> _Do this_:
Return the material word for word. Do not include pictures.

> _Data block_:
------------------------
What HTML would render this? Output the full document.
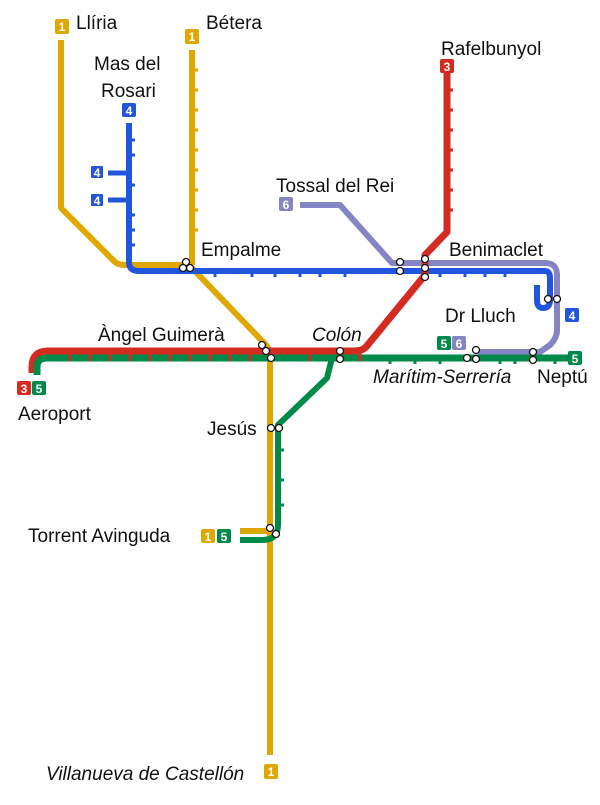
<!DOCTYPE html>
<html><head><meta charset="utf-8"><style>
body{margin:0;background:#fff}
svg text{font-family:"Liberation Sans",sans-serif;font-size:19px;fill:#111}
.b{font-size:12px;font-weight:bold;fill:#fff;text-anchor:middle}
</style></head><body>
<svg width="600" height="800" viewBox="0 0 600 800" xmlns="http://www.w3.org/2000/svg">
<g fill="none" stroke-linejoin="round" stroke-linecap="butt">
<path d="M61,40 V208 L113,260 Q117,265 125,265 H190" stroke="#dfa800" stroke-width="6"/>
<path d="M192,50 V265" stroke="#dfa800" stroke-width="6"/>
<path d="M192,268 L266,345 Q270,350 270,360 V755" stroke="#dfa800" stroke-width="6"/>
<path d="M240,531 H270" stroke="#dfa800" stroke-width="6"/>
<path d="M300,205 H340 L392,263 H545 Q557,263 557,275 V330 Q557,338 550,345 L540,352 H478" stroke="#8585c5" stroke-width="6"/>
<path d="M129,123 V262 Q129,271 139,271 H545 Q550,271 550,278 V300 Q550,308 543,308 Q537,308 537,300 V285" stroke="#2255dd" stroke-width="6"/>
<path d="M108,173 H129 M108,200 H129" stroke="#2255dd" stroke-width="5"/>
<path d="M447,72 V232 L425,255 V275 L366,347 Q362,351 355,351 H48 Q32,351 32,367 V373" stroke="#d42a20" stroke-width="7"/>
<path d="M37,375 V367 Q37,358 47,358 H572" stroke="#008a4a" stroke-width="7"/>
<path d="M332,358 L327,378 L278,425 V525 Q278,540 262,540 H240" stroke="#008a4a" stroke-width="6"/>
</g>
<g stroke="#dfa800" stroke-width="3">
<path d="M58,60h3 M58,80h3 M58,100h3 M58,120h3 M58,140h3 M58,160h3 M58,180h3 M58,200h3 M195,70h3 M195,90h3 M195,110h3 M195,130h3 M195,150h3 M195,170h3 M195,190h3 M195,210h3 M195,230h3 M267,380h3 M267,400h3 M267,450h3 M267,470h3 M267,490h3 M267,510h3 M267,560h3 M267,590h3 M267,620h3 M267,650h3 M267,680h3 M267,710h3 M267,740h3"/>
</g>
<g stroke="#2255dd" stroke-width="3">
<path d="M132,140h3 M132,155h3 M132,185h3 M132,215h3 M132,230h3 M132,245h3 M215,274v3 M252,274v3 M275,274v3 M300,274v3 M320,274v3 M345,274v3 M440,274v3 M465,274v3 M485,274v3 M505,274v3"/>
</g>
<g stroke="#d42a20" stroke-width="3">
<path d="M70,351v10 M90,351v10 M110,351v10 M130,351v10 M150,351v10 M170,351v10 M190,351v10 M210,351v10 M230,351v10 M250,351v10 M310,351v10 M360,351v10 M450,90h3 M450,110h3 M450,130h3 M450,150h3 M450,170h3 M450,190h3 M450,210h3"/>
</g>
<g stroke="#008a4a" stroke-width="3">
<path d="M390,361v3 M415,361v3 M440,361v3 M500,361v3 M515,361v3 M555,361v3 M281,450h3 M281,480h3 M281,505h3"/>
</g>
<g fill="#fff" stroke="#111" stroke-width="1.3">
<circle cx="186" cy="262" r="3.5"/><circle cx="190" cy="268" r="3.5"/><circle cx="183" cy="268" r="3.5"/>
<circle cx="400" cy="262" r="3.5"/><circle cx="400" cy="271" r="3.5"/>
<circle cx="425" cy="259" r="3.5"/><circle cx="425" cy="268" r="3.5"/><circle cx="425" cy="277" r="3.5"/>
<circle cx="548" cy="299" r="3.5"/><circle cx="557" cy="299" r="3.5"/>
<circle cx="262" cy="345" r="3.5"/><circle cx="266" cy="351" r="3.5"/><circle cx="271" cy="358" r="3.5"/>
<circle cx="340" cy="351" r="3.5"/><circle cx="340" cy="359" r="3.5"/>
<circle cx="476" cy="350" r="3.5"/><circle cx="467" cy="358" r="3.5"/><circle cx="476" cy="359" r="3.5"/>
<circle cx="533" cy="352" r="3.5"/><circle cx="533" cy="360" r="3.5"/>
<circle cx="271" cy="428" r="3.5"/><circle cx="279" cy="428" r="3.5"/>
<circle cx="270" cy="528" r="3.5"/><circle cx="276" cy="534" r="3.5"/>
</g>
<g>
<rect x="55" y="19" width="14" height="15" rx="2" fill="#dfa800"/><text class="b" x="62" y="31">1</text>
<rect x="185" y="29" width="14" height="15" rx="2" fill="#dfa800"/><text class="b" x="192" y="41">1</text>
<rect x="122" y="103" width="14" height="14" rx="2" fill="#2255dd"/><text class="b" x="129" y="115">4</text>
<rect x="91" y="166" width="12" height="12" rx="1" fill="#2255dd"/><text class="b" x="97" y="177">4</text>
<rect x="91" y="194" width="12" height="12" rx="1" fill="#2255dd"/><text class="b" x="97" y="205">4</text>
<rect x="279" y="197" width="14" height="14" rx="2" fill="#8585c5"/><text class="b" x="286" y="209">6</text>
<rect x="440" y="59" width="14" height="14" rx="2" fill="#d42a20"/><text class="b" x="447" y="71">3</text>
<rect x="565" y="308" width="14" height="14" rx="2" fill="#2255dd"/><text class="b" x="572" y="320">4</text>
<rect x="437" y="336" width="14" height="14" rx="2" fill="#008a4a"/><text class="b" x="444" y="348">5</text>
<rect x="452" y="336" width="14" height="14" rx="2" fill="#8585c5"/><text class="b" x="459" y="348">6</text>
<rect x="568" y="351" width="14" height="14" rx="2" fill="#008a4a"/><text class="b" x="575" y="363">5</text>
<rect x="17" y="381" width="14" height="14" rx="2" fill="#d42a20"/><text class="b" x="24" y="393">3</text>
<rect x="32" y="381" width="14" height="14" rx="2" fill="#008a4a"/><text class="b" x="39" y="393">5</text>
<rect x="201" y="529" width="14" height="14" rx="2" fill="#dfa800"/><text class="b" x="208" y="541">1</text>
<rect x="217" y="529" width="14" height="14" rx="2" fill="#008a4a"/><text class="b" x="224" y="541">5</text>
<rect x="264" y="764" width="14" height="15" rx="2" fill="#dfa800"/><text class="b" x="271" y="776">1</text>
</g>
<text x="76" y="29">Llíria</text>
<text x="206" y="29">Bétera</text>
<text x="94" y="70">Mas del</text>
<text x="101" y="97">Rosari</text>
<text x="441" y="55">Rafelbunyol</text>
<text x="276" y="192">Tossal del Rei</text>
<text x="201" y="256">Empalme</text>
<text x="449" y="256">Benimaclet</text>
<text x="445" y="322">Dr Lluch</text>
<text x="98" y="341">Àngel Guimerà</text>
<text x="312" y="341" font-style="italic">Colón</text>
<text x="373" y="383" font-style="italic">Marítim-Serrería</text>
<text x="537" y="383">Neptú</text>
<text x="18" y="420">Aeroport</text>
<text x="207" y="435">Jesús</text>
<text x="28" y="542">Torrent Avinguda</text>
<text x="46" y="780" font-style="italic">Villanueva de Castellón</text>
</svg>
</body></html>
------------------------
> _Written reply_:
What HTML would render this? Output the full document.
<!DOCTYPE html>
<html><head><meta charset="utf-8"><style>
body{margin:0;background:#fff}
svg text{font-family:"Liberation Sans",sans-serif;font-size:19px;fill:#111}
.b{font-size:12px;font-weight:bold;fill:#fff;text-anchor:middle}
</style></head><body>
<svg width="600" height="800" viewBox="0 0 600 800" xmlns="http://www.w3.org/2000/svg">
<g fill="none" stroke-linejoin="round" stroke-linecap="butt">
<path d="M61,40 V208 L113,260 Q117,265 125,265 H190" stroke="#dfa800" stroke-width="6"/>
<path d="M192,50 V265" stroke="#dfa800" stroke-width="6"/>
<path d="M192,268 L266,345 Q270,350 270,360 V755" stroke="#dfa800" stroke-width="6"/>
<path d="M240,531 H270" stroke="#dfa800" stroke-width="6"/>
<path d="M300,205 H340 L392,263 H545 Q557,263 557,275 V330 Q557,338 550,345 L540,352 H478" stroke="#8585c5" stroke-width="6"/>
<path d="M129,123 V262 Q129,271 139,271 H545 Q550,271 550,278 V300 Q550,308 543,308 Q537,308 537,300 V285" stroke="#2255dd" stroke-width="6"/>
<path d="M108,173 H129 M108,200 H129" stroke="#2255dd" stroke-width="5"/>
<path d="M447,72 V232 L425,255 V275 L366,347 Q362,351 355,351 H48 Q32,351 32,367 V373" stroke="#d42a20" stroke-width="7"/>
<path d="M37,375 V367 Q37,358 47,358 H572" stroke="#008a4a" stroke-width="7"/>
<path d="M332,358 L327,378 L278,425 V525 Q278,540 262,540 H240" stroke="#008a4a" stroke-width="6"/>
</g>
<g stroke="#dfa800" stroke-width="3">
<path d="M58,60h3 M58,80h3 M58,100h3 M58,120h3 M58,140h3 M58,160h3 M58,180h3 M58,200h3 M195,70h3 M195,90h3 M195,110h3 M195,130h3 M195,150h3 M195,170h3 M195,190h3 M195,210h3 M195,230h3 M267,380h3 M267,400h3 M267,450h3 M267,470h3 M267,490h3 M267,510h3 M267,560h3 M267,590h3 M267,620h3 M267,650h3 M267,680h3 M267,710h3 M267,740h3"/>
</g>
<g stroke="#2255dd" stroke-width="3">
<path d="M132,140h3 M132,155h3 M132,185h3 M132,215h3 M132,230h3 M132,245h3 M215,274v3 M252,274v3 M275,274v3 M300,274v3 M320,274v3 M345,274v3 M440,274v3 M465,274v3 M485,274v3 M505,274v3"/>
</g>
<g stroke="#d42a20" stroke-width="3">
<path d="M70,351v10 M90,351v10 M110,351v10 M130,351v10 M150,351v10 M170,351v10 M190,351v10 M210,351v10 M230,351v10 M250,351v10 M310,351v10 M360,351v10 M450,90h3 M450,110h3 M450,130h3 M450,150h3 M450,170h3 M450,190h3 M450,210h3"/>
</g>
<g stroke="#008a4a" stroke-width="3">
<path d="M390,361v3 M415,361v3 M440,361v3 M500,361v3 M515,361v3 M555,361v3 M281,450h3 M281,480h3 M281,505h3"/>
</g>
<g fill="#fff" stroke="#111" stroke-width="1.3">
<circle cx="186" cy="262" r="3.5"/><circle cx="190" cy="268" r="3.5"/><circle cx="183" cy="268" r="3.5"/>
<circle cx="400" cy="262" r="3.5"/><circle cx="400" cy="271" r="3.5"/>
<circle cx="425" cy="259" r="3.5"/><circle cx="425" cy="268" r="3.5"/><circle cx="425" cy="277" r="3.5"/>
<circle cx="548" cy="299" r="3.5"/><circle cx="557" cy="299" r="3.5"/>
<circle cx="262" cy="345" r="3.5"/><circle cx="266" cy="351" r="3.5"/><circle cx="271" cy="358" r="3.5"/>
<circle cx="340" cy="351" r="3.5"/><circle cx="340" cy="359" r="3.5"/>
<circle cx="476" cy="350" r="3.5"/><circle cx="467" cy="358" r="3.5"/><circle cx="476" cy="359" r="3.5"/>
<circle cx="533" cy="352" r="3.5"/><circle cx="533" cy="360" r="3.5"/>
<circle cx="271" cy="428" r="3.5"/><circle cx="279" cy="428" r="3.5"/>
<circle cx="270" cy="528" r="3.5"/><circle cx="276" cy="534" r="3.5"/>
</g>
<g>
<rect x="55" y="19" width="14" height="15" rx="2" fill="#dfa800"/><text class="b" x="62" y="31">1</text>
<rect x="185" y="29" width="14" height="15" rx="2" fill="#dfa800"/><text class="b" x="192" y="41">1</text>
<rect x="122" y="103" width="14" height="14" rx="2" fill="#2255dd"/><text class="b" x="129" y="115">4</text>
<rect x="91" y="166" width="12" height="12" rx="1" fill="#2255dd"/><text class="b" x="97" y="177">4</text>
<rect x="91" y="194" width="12" height="12" rx="1" fill="#2255dd"/><text class="b" x="97" y="205">4</text>
<rect x="279" y="197" width="14" height="14" rx="2" fill="#8585c5"/><text class="b" x="286" y="209">6</text>
<rect x="440" y="59" width="14" height="14" rx="2" fill="#d42a20"/><text class="b" x="447" y="71">3</text>
<rect x="565" y="308" width="14" height="14" rx="2" fill="#2255dd"/><text class="b" x="572" y="320">4</text>
<rect x="437" y="336" width="14" height="14" rx="2" fill="#008a4a"/><text class="b" x="444" y="348">5</text>
<rect x="452" y="336" width="14" height="14" rx="2" fill="#8585c5"/><text class="b" x="459" y="348">6</text>
<rect x="568" y="351" width="14" height="14" rx="2" fill="#008a4a"/><text class="b" x="575" y="363">5</text>
<rect x="17" y="381" width="14" height="14" rx="2" fill="#d42a20"/><text class="b" x="24" y="393">3</text>
<rect x="32" y="381" width="14" height="14" rx="2" fill="#008a4a"/><text class="b" x="39" y="393">5</text>
<rect x="201" y="529" width="14" height="14" rx="2" fill="#dfa800"/><text class="b" x="208" y="541">1</text>
<rect x="217" y="529" width="14" height="14" rx="2" fill="#008a4a"/><text class="b" x="224" y="541">5</text>
<rect x="264" y="764" width="14" height="15" rx="2" fill="#dfa800"/><text class="b" x="271" y="776">1</text>
</g>
<text x="76" y="29">Llíria</text>
<text x="206" y="29">Bétera</text>
<text x="94" y="70">Mas del</text>
<text x="101" y="97">Rosari</text>
<text x="441" y="55">Rafelbunyol</text>
<text x="276" y="192">Tossal del Rei</text>
<text x="201" y="256">Empalme</text>
<text x="449" y="256">Benimaclet</text>
<text x="445" y="322">Dr Lluch</text>
<text x="98" y="341">Àngel Guimerà</text>
<text x="312" y="341" font-style="italic">Colón</text>
<text x="373" y="383" font-style="italic">Marítim-Serrería</text>
<text x="537" y="383">Neptú</text>
<text x="18" y="420">Aeroport</text>
<text x="207" y="435">Jesús</text>
<text x="28" y="542">Torrent Avinguda</text>
<text x="46" y="780" font-style="italic">Villanueva de Castellón</text>
</svg>
</body></html>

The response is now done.